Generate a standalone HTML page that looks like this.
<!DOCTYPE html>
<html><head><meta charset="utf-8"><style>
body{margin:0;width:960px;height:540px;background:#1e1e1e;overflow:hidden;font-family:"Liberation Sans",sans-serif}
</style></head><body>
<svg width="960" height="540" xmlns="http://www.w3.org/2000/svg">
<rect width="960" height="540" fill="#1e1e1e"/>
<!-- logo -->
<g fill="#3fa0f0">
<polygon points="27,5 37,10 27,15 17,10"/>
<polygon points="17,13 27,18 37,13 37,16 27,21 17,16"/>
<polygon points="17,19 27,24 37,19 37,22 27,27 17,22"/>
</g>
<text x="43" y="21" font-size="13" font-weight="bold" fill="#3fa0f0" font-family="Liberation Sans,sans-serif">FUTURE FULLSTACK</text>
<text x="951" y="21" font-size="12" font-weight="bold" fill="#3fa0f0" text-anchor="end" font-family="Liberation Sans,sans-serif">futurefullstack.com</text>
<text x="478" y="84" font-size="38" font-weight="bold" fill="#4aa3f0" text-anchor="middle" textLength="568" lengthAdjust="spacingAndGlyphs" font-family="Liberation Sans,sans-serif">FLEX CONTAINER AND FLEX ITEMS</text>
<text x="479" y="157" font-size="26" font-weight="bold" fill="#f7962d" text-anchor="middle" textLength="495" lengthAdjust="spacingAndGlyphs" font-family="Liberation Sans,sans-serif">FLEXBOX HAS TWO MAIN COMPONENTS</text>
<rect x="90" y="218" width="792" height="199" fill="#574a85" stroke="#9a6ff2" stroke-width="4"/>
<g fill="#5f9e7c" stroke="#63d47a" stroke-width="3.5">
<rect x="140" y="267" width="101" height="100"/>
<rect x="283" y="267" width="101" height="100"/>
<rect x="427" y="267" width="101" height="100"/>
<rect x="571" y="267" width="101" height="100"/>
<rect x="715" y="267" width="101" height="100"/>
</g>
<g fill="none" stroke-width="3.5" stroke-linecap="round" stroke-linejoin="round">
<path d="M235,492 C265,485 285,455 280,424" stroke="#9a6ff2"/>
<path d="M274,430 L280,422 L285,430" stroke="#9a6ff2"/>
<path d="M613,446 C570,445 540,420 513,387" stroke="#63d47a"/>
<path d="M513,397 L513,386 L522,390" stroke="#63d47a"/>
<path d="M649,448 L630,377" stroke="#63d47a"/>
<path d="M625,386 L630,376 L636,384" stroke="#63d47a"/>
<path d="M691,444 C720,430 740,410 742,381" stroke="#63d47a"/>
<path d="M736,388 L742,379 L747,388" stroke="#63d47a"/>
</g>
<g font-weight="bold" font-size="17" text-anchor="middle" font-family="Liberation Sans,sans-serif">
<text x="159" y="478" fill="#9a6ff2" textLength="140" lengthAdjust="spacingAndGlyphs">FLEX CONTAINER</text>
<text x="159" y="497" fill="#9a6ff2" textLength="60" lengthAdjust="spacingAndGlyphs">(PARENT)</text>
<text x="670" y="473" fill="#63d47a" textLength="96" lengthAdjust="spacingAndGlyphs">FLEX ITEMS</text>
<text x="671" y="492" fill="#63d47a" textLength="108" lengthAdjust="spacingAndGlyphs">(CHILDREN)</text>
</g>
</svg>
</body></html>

● ● ● ●

Exercise task - Repeat the listing above without any change.

Exercise solution -
Generate a standalone HTML page that looks like this.
<!DOCTYPE html>
<html><head><meta charset="utf-8"><style>
body{margin:0;width:960px;height:540px;background:#1e1e1e;overflow:hidden;font-family:"Liberation Sans",sans-serif}
</style></head><body>
<svg width="960" height="540" xmlns="http://www.w3.org/2000/svg">
<rect width="960" height="540" fill="#1e1e1e"/>
<!-- logo -->
<g fill="#3fa0f0">
<polygon points="27,5 37,10 27,15 17,10"/>
<polygon points="17,13 27,18 37,13 37,16 27,21 17,16"/>
<polygon points="17,19 27,24 37,19 37,22 27,27 17,22"/>
</g>
<text x="43" y="21" font-size="13" font-weight="bold" fill="#3fa0f0" font-family="Liberation Sans,sans-serif">FUTURE FULLSTACK</text>
<text x="951" y="21" font-size="12" font-weight="bold" fill="#3fa0f0" text-anchor="end" font-family="Liberation Sans,sans-serif">futurefullstack.com</text>
<text x="478" y="84" font-size="38" font-weight="bold" fill="#4aa3f0" text-anchor="middle" textLength="568" lengthAdjust="spacingAndGlyphs" font-family="Liberation Sans,sans-serif">FLEX CONTAINER AND FLEX ITEMS</text>
<text x="479" y="157" font-size="26" font-weight="bold" fill="#f7962d" text-anchor="middle" textLength="495" lengthAdjust="spacingAndGlyphs" font-family="Liberation Sans,sans-serif">FLEXBOX HAS TWO MAIN COMPONENTS</text>
<rect x="90" y="218" width="792" height="199" fill="#574a85" stroke="#9a6ff2" stroke-width="4"/>
<g fill="#5f9e7c" stroke="#63d47a" stroke-width="3.5">
<rect x="140" y="267" width="101" height="100"/>
<rect x="283" y="267" width="101" height="100"/>
<rect x="427" y="267" width="101" height="100"/>
<rect x="571" y="267" width="101" height="100"/>
<rect x="715" y="267" width="101" height="100"/>
</g>
<g fill="none" stroke-width="3.5" stroke-linecap="round" stroke-linejoin="round">
<path d="M235,492 C265,485 285,455 280,424" stroke="#9a6ff2"/>
<path d="M274,430 L280,422 L285,430" stroke="#9a6ff2"/>
<path d="M613,446 C570,445 540,420 513,387" stroke="#63d47a"/>
<path d="M513,397 L513,386 L522,390" stroke="#63d47a"/>
<path d="M649,448 L630,377" stroke="#63d47a"/>
<path d="M625,386 L630,376 L636,384" stroke="#63d47a"/>
<path d="M691,444 C720,430 740,410 742,381" stroke="#63d47a"/>
<path d="M736,388 L742,379 L747,388" stroke="#63d47a"/>
</g>
<g font-weight="bold" font-size="17" text-anchor="middle" font-family="Liberation Sans,sans-serif">
<text x="159" y="478" fill="#9a6ff2" textLength="140" lengthAdjust="spacingAndGlyphs">FLEX CONTAINER</text>
<text x="159" y="497" fill="#9a6ff2" textLength="60" lengthAdjust="spacingAndGlyphs">(PARENT)</text>
<text x="670" y="473" fill="#63d47a" textLength="96" lengthAdjust="spacingAndGlyphs">FLEX ITEMS</text>
<text x="671" y="492" fill="#63d47a" textLength="108" lengthAdjust="spacingAndGlyphs">(CHILDREN)</text>
</g>
</svg>
</body></html>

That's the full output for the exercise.